## What is expected
Once the pictures are set aside, transcribe the remaining data exactly.

═════ Collected data ═════

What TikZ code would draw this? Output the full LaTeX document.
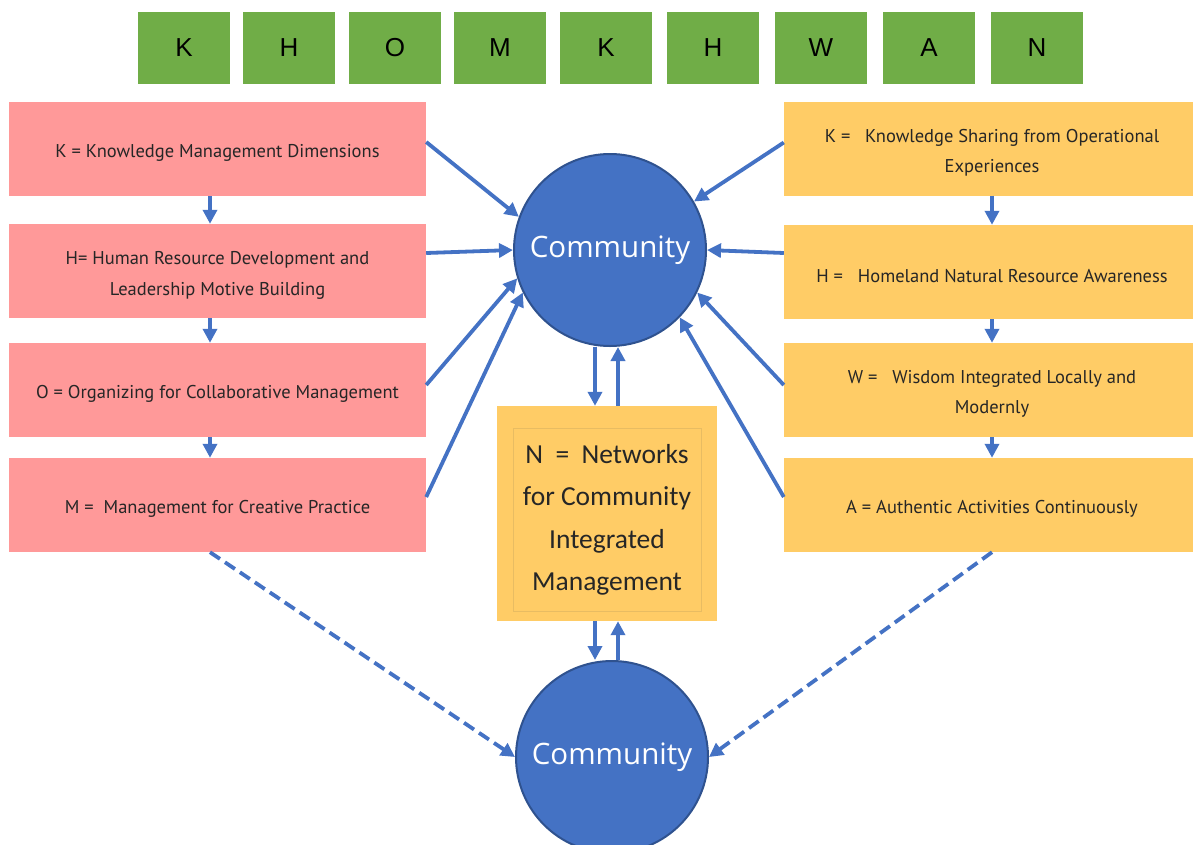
\documentclass[tikz,border=0pt]{standalone}
\usepackage{fontspec}
\setmainfont{PT Sans}
\newfontfamily\circfont{Open Sans}
\newfontfamily\nfont{Carlito}
\newfontfamily\letfont{Liberation Sans}
\usetikzlibrary{arrows.meta}
\definecolor{gbox}{HTML}{70AD47}
\definecolor{pinkc}{HTML}{FF9999}
\definecolor{yelc}{HTML}{FFCC66}
\definecolor{bluec}{HTML}{4472C4}
\definecolor{blued}{HTML}{2F528F}
\definecolor{ninner}{HTML}{E8BC62}
\definecolor{txt}{HTML}{262626}
\begin{document}
\begin{tikzpicture}[x=1pt,y=-1pt,
  letterbox/.style={fill=gbox, minimum width=92pt, minimum height=72pt, inner sep=0pt, font=\letfont\fontsize{26}{30}\selectfont},
  pinkbox/.style={fill=pinkc, minimum width=417pt, minimum height=94pt, inner sep=0pt},
  yelbox/.style={fill=yelc, minimum width=409pt, minimum height=94pt, inner sep=0pt},
  lbl/.style={text=txt, align=center, inner sep=0pt, font=\fontsize{18.5}{31}\selectfont},
  comm/.style={circle, fill=bluec, draw=blued, line width=2pt, minimum size=192pt, inner sep=0pt, text=white, font=\circfont\fontsize{29.5}{34}\selectfont},
  arr/.style={draw=bluec, line width=3.8pt, -{Triangle[length=14pt,width=14pt]}},
  darr/.style={arr, dash pattern=on 12pt off 6pt}
]
\useasboundingbox (0,0) rectangle (1193,844);
% letters
\node[letterbox] (l1) at (184,48) {K};
\node[letterbox] (l2) at (289,48) {H};
\node[letterbox] (l3) at (395,48) {O};
\node[letterbox] (l4) at (500,48) {M};
\node[letterbox] (l5) at (606,48) {K};
\node[letterbox] (l6) at (713,48) {H};
\node[letterbox] (l7) at (821,48) {W};
\node[letterbox] (l8) at (929,48) {A};
\node[letterbox] (l9) at (1037,48) {N};
% left boxes
\node[pinkbox] (pK) at (217.5,149) {};
\node[pinkbox] (pH) at (217.5,271) {};
\node[pinkbox] (pO) at (217.5,390) {};
\node[pinkbox] (pM) at (217.5,505) {};
\node[lbl] (tpK) at (217.5,153) {K = Knowledge Management Dimensions};
\node[lbl] (tpH) at (217.5,275) {H= Human Resource Development and\\Leadership Motive Building};
\node[lbl] (tpO) at (217.5,394) {O = Organizing for Collaborative Management};
\node[lbl] (tpM) at (217.5,509) {M =\ \ Management for Creative Practice};
% right boxes
\node[yelbox] (yK) at (988.5,148.5) {};
\node[yelbox] (yH) at (988.5,272) {};
\node[yelbox] (yW) at (988.5,390) {};
\node[yelbox] (yA) at (988.5,505) {};
\node[lbl, font=\fontsize{18.5}{30}\selectfont] (tyK) at (992,152.5) {K =\ \ \ Knowledge Sharing from Operational\\Experiences};
\node[lbl] (tyH) at (992,276) {H =\ \ \ Homeland Natural Resource Awareness};
\node[lbl, font=\fontsize{18.5}{30}\selectfont] (tyW) at (992,394) {W =\ \ \ Wisdom Integrated Locally and\\Modernly};
\node[lbl] (tyA) at (992,509) {A = Authentic Activities Continuously};
% circles
\node[comm] (c1) at (610,250) {Community};
\node[comm] (c2) at (612,757) {Community};
% N box
\node[fill=yelc, minimum width=220pt, minimum height=215pt, inner sep=0pt] (N) at (607,513.5) {};
\node[draw=ninner, line width=0.8pt, minimum width=188pt, minimum height=183pt, inner sep=0pt, align=center, text=txt,
      font=\nfont\fontsize{27.5}{42.5}\selectfont] (Ni) at (607,520) {N\ \ =\ \ Networks\\for Community\\Integrated\\Management};
% helper x positions
\coordinate (xa) at (595,0);
\coordinate (xb) at (618,0);
\coordinate (xp) at (210,0);
\coordinate (xy) at (992,0);
% vertical arrows left
\draw[arr] (pK.south -| xp) -- (pH.north -| xp);
\draw[arr] (pH.south -| xp) -- (pO.north -| xp);
\draw[arr] (pO.south -| xp) -- (pM.north -| xp);
% vertical arrows right
\draw[arr] (yK.south -| xy) -- (yH.north -| xy);
\draw[arr] (yH.south -| xy) -- (yW.north -| xy);
\draw[arr] (yW.south -| xy) -- (yA.north -| xy);
% to top circle from left
\draw[arr] ([yshift=7pt]pK.east) -- (c1.160);
\draw[arr] ([yshift=18pt]pH.east) -- (c1.180);
\draw[arr] ([yshift=5pt]pO.east) -- (c1.197);
\draw[arr] ([yshift=8pt]pM.east) -- (c1.206);
% from right
\draw[arr] ([yshift=6pt]yK.west) -- (c1.30);
\draw[arr] ([yshift=19pt]yH.west) -- (c1.0);
\draw[arr] ([yshift=5pt]yW.west) -- (c1.334);
\draw[arr] ([yshift=8pt]yA.west) -- (c1.316);
% circle <-> N
\draw[arr] (c1.south -| xa) -- (N.north -| xa);
\draw[arr] (N.north -| xb) -- (c1.south -| xb);
\draw[arr] (N.south -| xa) -- (c2.north -| xa);
\draw[arr] (c2.north -| xb) -- (N.south -| xb);
% dashed
\draw[darr] (pM.south -| xp) -- (c2.west);
\draw[darr] (yA.south -| xy) -- (c2.east);
\end{tikzpicture}
\end{document}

═════

## Finished exercise
What TikZ code would draw this? Output the full LaTeX document.
\documentclass[tikz,border=0pt]{standalone}
\usepackage{fontspec}
\setmainfont{PT Sans}
\newfontfamily\circfont{Open Sans}
\newfontfamily\nfont{Carlito}
\newfontfamily\letfont{Liberation Sans}
\usetikzlibrary{arrows.meta}
\definecolor{gbox}{HTML}{70AD47}
\definecolor{pinkc}{HTML}{FF9999}
\definecolor{yelc}{HTML}{FFCC66}
\definecolor{bluec}{HTML}{4472C4}
\definecolor{blued}{HTML}{2F528F}
\definecolor{ninner}{HTML}{E8BC62}
\definecolor{txt}{HTML}{262626}
\begin{document}
\begin{tikzpicture}[x=1pt,y=-1pt,
  letterbox/.style={fill=gbox, minimum width=92pt, minimum height=72pt, inner sep=0pt, font=\letfont\fontsize{26}{30}\selectfont},
  pinkbox/.style={fill=pinkc, minimum width=417pt, minimum height=94pt, inner sep=0pt},
  yelbox/.style={fill=yelc, minimum width=409pt, minimum height=94pt, inner sep=0pt},
  lbl/.style={text=txt, align=center, inner sep=0pt, font=\fontsize{18.5}{31}\selectfont},
  comm/.style={circle, fill=bluec, draw=blued, line width=2pt, minimum size=192pt, inner sep=0pt, text=white, font=\circfont\fontsize{29.5}{34}\selectfont},
  arr/.style={draw=bluec, line width=3.8pt, -{Triangle[length=14pt,width=14pt]}},
  darr/.style={arr, dash pattern=on 12pt off 6pt}
]
\useasboundingbox (0,0) rectangle (1193,844);
% letters
\node[letterbox] (l1) at (184,48) {K};
\node[letterbox] (l2) at (289,48) {H};
\node[letterbox] (l3) at (395,48) {O};
\node[letterbox] (l4) at (500,48) {M};
\node[letterbox] (l5) at (606,48) {K};
\node[letterbox] (l6) at (713,48) {H};
\node[letterbox] (l7) at (821,48) {W};
\node[letterbox] (l8) at (929,48) {A};
\node[letterbox] (l9) at (1037,48) {N};
% left boxes
\node[pinkbox] (pK) at (217.5,149) {};
\node[pinkbox] (pH) at (217.5,271) {};
\node[pinkbox] (pO) at (217.5,390) {};
\node[pinkbox] (pM) at (217.5,505) {};
\node[lbl] (tpK) at (217.5,153) {K = Knowledge Management Dimensions};
\node[lbl] (tpH) at (217.5,275) {H= Human Resource Development and\\Leadership Motive Building};
\node[lbl] (tpO) at (217.5,394) {O = Organizing for Collaborative Management};
\node[lbl] (tpM) at (217.5,509) {M =\ \ Management for Creative Practice};
% right boxes
\node[yelbox] (yK) at (988.5,148.5) {};
\node[yelbox] (yH) at (988.5,272) {};
\node[yelbox] (yW) at (988.5,390) {};
\node[yelbox] (yA) at (988.5,505) {};
\node[lbl, font=\fontsize{18.5}{30}\selectfont] (tyK) at (992,152.5) {K =\ \ \ Knowledge Sharing from Operational\\Experiences};
\node[lbl] (tyH) at (992,276) {H =\ \ \ Homeland Natural Resource Awareness};
\node[lbl, font=\fontsize{18.5}{30}\selectfont] (tyW) at (992,394) {W =\ \ \ Wisdom Integrated Locally and\\Modernly};
\node[lbl] (tyA) at (992,509) {A = Authentic Activities Continuously};
% circles
\node[comm] (c1) at (610,250) {Community};
\node[comm] (c2) at (612,757) {Community};
% N box
\node[fill=yelc, minimum width=220pt, minimum height=215pt, inner sep=0pt] (N) at (607,513.5) {};
\node[draw=ninner, line width=0.8pt, minimum width=188pt, minimum height=183pt, inner sep=0pt, align=center, text=txt,
      font=\nfont\fontsize{27.5}{42.5}\selectfont] (Ni) at (607,520) {N\ \ =\ \ Networks\\for Community\\Integrated\\Management};
% helper x positions
\coordinate (xa) at (595,0);
\coordinate (xb) at (618,0);
\coordinate (xp) at (210,0);
\coordinate (xy) at (992,0);
% vertical arrows left
\draw[arr] (pK.south -| xp) -- (pH.north -| xp);
\draw[arr] (pH.south -| xp) -- (pO.north -| xp);
\draw[arr] (pO.south -| xp) -- (pM.north -| xp);
% vertical arrows right
\draw[arr] (yK.south -| xy) -- (yH.north -| xy);
\draw[arr] (yH.south -| xy) -- (yW.north -| xy);
\draw[arr] (yW.south -| xy) -- (yA.north -| xy);
% to top circle from left
\draw[arr] ([yshift=7pt]pK.east) -- (c1.160);
\draw[arr] ([yshift=18pt]pH.east) -- (c1.180);
\draw[arr] ([yshift=5pt]pO.east) -- (c1.197);
\draw[arr] ([yshift=8pt]pM.east) -- (c1.206);
% from right
\draw[arr] ([yshift=6pt]yK.west) -- (c1.30);
\draw[arr] ([yshift=19pt]yH.west) -- (c1.0);
\draw[arr] ([yshift=5pt]yW.west) -- (c1.334);
\draw[arr] ([yshift=8pt]yA.west) -- (c1.316);
% circle <-> N
\draw[arr] (c1.south -| xa) -- (N.north -| xa);
\draw[arr] (N.north -| xb) -- (c1.south -| xb);
\draw[arr] (N.south -| xa) -- (c2.north -| xa);
\draw[arr] (c2.north -| xb) -- (N.south -| xb);
% dashed
\draw[darr] (pM.south -| xp) -- (c2.west);
\draw[darr] (yA.south -| xy) -- (c2.east);
\end{tikzpicture}
\end{document}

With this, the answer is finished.